═════ Data segment
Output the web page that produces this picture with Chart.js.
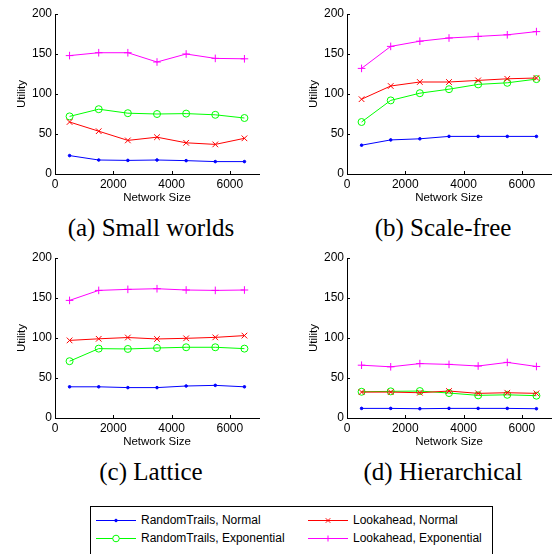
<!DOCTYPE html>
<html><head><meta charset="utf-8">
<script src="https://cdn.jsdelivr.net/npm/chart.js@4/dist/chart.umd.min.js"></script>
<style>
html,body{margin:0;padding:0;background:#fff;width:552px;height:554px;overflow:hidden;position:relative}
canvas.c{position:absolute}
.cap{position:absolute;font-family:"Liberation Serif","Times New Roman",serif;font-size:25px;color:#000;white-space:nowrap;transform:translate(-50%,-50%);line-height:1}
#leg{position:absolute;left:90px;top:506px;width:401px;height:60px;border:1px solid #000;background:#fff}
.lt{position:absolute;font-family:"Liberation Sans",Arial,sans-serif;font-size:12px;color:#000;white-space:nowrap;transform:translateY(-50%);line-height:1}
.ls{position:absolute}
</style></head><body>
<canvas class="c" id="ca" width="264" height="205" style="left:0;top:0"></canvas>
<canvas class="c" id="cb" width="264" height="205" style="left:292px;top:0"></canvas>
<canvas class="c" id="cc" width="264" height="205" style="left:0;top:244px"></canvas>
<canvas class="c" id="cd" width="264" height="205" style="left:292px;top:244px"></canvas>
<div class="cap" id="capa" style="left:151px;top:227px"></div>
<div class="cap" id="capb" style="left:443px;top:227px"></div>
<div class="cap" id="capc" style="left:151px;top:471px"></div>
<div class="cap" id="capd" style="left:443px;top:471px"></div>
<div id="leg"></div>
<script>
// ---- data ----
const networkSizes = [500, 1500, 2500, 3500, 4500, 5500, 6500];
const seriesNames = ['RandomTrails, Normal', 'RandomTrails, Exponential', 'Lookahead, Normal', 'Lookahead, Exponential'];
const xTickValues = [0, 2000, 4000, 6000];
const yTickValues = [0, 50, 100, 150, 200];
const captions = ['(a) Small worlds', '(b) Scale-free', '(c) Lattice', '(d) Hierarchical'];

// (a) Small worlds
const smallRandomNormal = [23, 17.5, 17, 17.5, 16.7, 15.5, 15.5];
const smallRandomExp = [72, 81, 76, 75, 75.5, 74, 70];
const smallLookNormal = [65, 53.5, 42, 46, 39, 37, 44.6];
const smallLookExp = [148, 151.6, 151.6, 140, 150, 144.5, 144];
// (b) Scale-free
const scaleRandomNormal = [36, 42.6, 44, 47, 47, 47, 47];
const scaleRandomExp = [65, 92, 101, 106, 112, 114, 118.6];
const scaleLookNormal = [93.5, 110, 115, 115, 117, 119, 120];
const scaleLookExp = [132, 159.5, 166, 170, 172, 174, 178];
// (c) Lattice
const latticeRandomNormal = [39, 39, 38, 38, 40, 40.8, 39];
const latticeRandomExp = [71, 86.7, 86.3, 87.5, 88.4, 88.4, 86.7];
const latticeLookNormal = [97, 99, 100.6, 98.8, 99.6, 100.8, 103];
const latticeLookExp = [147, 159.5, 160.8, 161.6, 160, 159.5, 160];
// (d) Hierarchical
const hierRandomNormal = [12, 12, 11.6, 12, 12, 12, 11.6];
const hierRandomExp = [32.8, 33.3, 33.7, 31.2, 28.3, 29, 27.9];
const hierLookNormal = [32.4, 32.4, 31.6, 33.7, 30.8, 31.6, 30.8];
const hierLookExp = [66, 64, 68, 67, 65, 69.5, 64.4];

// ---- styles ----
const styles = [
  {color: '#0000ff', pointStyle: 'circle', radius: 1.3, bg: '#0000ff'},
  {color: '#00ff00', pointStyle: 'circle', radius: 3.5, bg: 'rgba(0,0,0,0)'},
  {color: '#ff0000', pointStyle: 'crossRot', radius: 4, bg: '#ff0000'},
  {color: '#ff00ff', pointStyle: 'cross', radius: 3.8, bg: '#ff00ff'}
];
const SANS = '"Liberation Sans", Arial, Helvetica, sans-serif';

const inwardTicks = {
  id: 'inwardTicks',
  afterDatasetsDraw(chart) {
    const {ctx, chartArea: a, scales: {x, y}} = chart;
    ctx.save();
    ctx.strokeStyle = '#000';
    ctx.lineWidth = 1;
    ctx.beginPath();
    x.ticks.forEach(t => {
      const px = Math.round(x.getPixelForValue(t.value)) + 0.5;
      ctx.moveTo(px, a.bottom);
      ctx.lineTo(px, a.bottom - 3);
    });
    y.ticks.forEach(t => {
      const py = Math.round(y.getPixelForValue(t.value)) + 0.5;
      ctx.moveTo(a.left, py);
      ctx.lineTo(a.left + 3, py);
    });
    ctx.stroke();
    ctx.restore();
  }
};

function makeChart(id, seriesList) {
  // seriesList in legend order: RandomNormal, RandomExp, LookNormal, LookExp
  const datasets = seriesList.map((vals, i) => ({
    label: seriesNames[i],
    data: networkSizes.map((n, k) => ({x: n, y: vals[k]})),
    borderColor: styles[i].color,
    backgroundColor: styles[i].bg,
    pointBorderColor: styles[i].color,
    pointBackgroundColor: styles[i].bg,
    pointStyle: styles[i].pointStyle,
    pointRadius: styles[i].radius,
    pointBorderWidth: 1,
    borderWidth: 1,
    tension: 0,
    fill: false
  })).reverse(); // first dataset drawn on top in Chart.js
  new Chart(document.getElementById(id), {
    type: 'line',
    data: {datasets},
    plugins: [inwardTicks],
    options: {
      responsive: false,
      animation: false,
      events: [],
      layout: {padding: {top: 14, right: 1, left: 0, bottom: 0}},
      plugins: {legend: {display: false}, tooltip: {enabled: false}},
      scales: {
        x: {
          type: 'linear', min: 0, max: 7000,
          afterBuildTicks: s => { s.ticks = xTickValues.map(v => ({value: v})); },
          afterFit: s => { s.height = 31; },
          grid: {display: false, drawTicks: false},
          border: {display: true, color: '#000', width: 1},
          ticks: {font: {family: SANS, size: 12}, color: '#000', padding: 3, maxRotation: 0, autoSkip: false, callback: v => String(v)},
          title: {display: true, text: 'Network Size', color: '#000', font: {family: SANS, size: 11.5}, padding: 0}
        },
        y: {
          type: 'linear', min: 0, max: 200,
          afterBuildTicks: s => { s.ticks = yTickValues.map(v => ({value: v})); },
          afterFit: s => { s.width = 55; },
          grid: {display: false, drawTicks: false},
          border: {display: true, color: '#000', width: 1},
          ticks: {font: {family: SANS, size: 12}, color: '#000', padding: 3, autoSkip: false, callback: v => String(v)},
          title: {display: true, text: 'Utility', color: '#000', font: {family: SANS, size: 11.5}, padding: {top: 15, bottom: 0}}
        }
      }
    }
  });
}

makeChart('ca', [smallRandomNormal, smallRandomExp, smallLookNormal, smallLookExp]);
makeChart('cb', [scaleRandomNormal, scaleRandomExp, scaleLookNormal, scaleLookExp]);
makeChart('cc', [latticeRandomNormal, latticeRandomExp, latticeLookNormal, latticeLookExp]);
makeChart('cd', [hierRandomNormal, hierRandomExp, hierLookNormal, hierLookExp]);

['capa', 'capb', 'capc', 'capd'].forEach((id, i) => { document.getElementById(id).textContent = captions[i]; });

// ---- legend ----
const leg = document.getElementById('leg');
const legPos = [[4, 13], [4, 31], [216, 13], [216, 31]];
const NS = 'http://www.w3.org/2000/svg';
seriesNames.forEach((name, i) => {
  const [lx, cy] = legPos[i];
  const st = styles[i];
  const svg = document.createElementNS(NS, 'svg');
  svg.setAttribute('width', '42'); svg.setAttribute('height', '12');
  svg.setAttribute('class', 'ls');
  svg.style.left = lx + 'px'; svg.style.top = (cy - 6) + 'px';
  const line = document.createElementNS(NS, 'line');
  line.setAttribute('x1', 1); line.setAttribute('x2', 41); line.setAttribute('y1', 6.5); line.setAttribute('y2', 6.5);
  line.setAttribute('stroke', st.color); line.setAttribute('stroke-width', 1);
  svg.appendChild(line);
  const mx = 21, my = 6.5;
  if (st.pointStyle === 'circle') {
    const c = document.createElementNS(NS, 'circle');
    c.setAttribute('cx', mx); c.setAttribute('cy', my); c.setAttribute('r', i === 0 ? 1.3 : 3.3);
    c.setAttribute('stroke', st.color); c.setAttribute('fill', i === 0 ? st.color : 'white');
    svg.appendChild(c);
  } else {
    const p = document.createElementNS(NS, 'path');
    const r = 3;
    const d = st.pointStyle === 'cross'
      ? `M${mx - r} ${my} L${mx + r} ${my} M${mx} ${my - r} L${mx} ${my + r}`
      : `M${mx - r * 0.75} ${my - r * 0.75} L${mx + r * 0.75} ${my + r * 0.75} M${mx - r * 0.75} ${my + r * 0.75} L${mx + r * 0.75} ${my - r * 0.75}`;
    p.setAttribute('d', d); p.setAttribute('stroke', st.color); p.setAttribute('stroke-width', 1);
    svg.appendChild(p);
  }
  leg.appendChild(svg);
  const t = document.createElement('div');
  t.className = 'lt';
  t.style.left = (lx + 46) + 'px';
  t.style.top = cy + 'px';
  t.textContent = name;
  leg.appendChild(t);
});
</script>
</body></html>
══════════
| Task objective |
Set the lines above down again, word for word, from the first through the one containing "const captions = ['(a)"; pictures excluded.

| The completed task |
Output the web page that produces this picture with Chart.js.
<!DOCTYPE html>
<html><head><meta charset="utf-8">
<script src="https://cdn.jsdelivr.net/npm/chart.js@4/dist/chart.umd.min.js"></script>
<style>
html,body{margin:0;padding:0;background:#fff;width:552px;height:554px;overflow:hidden;position:relative}
canvas.c{position:absolute}
.cap{position:absolute;font-family:"Liberation Serif","Times New Roman",serif;font-size:25px;color:#000;white-space:nowrap;transform:translate(-50%,-50%);line-height:1}
#leg{position:absolute;left:90px;top:506px;width:401px;height:60px;border:1px solid #000;background:#fff}
.lt{position:absolute;font-family:"Liberation Sans",Arial,sans-serif;font-size:12px;color:#000;white-space:nowrap;transform:translateY(-50%);line-height:1}
.ls{position:absolute}
</style></head><body>
<canvas class="c" id="ca" width="264" height="205" style="left:0;top:0"></canvas>
<canvas class="c" id="cb" width="264" height="205" style="left:292px;top:0"></canvas>
<canvas class="c" id="cc" width="264" height="205" style="left:0;top:244px"></canvas>
<canvas class="c" id="cd" width="264" height="205" style="left:292px;top:244px"></canvas>
<div class="cap" id="capa" style="left:151px;top:227px"></div>
<div class="cap" id="capb" style="left:443px;top:227px"></div>
<div class="cap" id="capc" style="left:151px;top:471px"></div>
<div class="cap" id="capd" style="left:443px;top:471px"></div>
<div id="leg"></div>
<script>
// ---- data ----
const networkSizes = [500, 1500, 2500, 3500, 4500, 5500, 6500];
const seriesNames = ['RandomTrails, Normal', 'RandomTrails, Exponential', 'Lookahead, Normal', 'Lookahead, Exponential'];
const xTickValues = [0, 2000, 4000, 6000];
const yTickValues = [0, 50, 100, 150, 200];
const captions = ['(a) Small worlds', '(b) Scale-free', '(c) Lattice', '(d) Hierarchical'];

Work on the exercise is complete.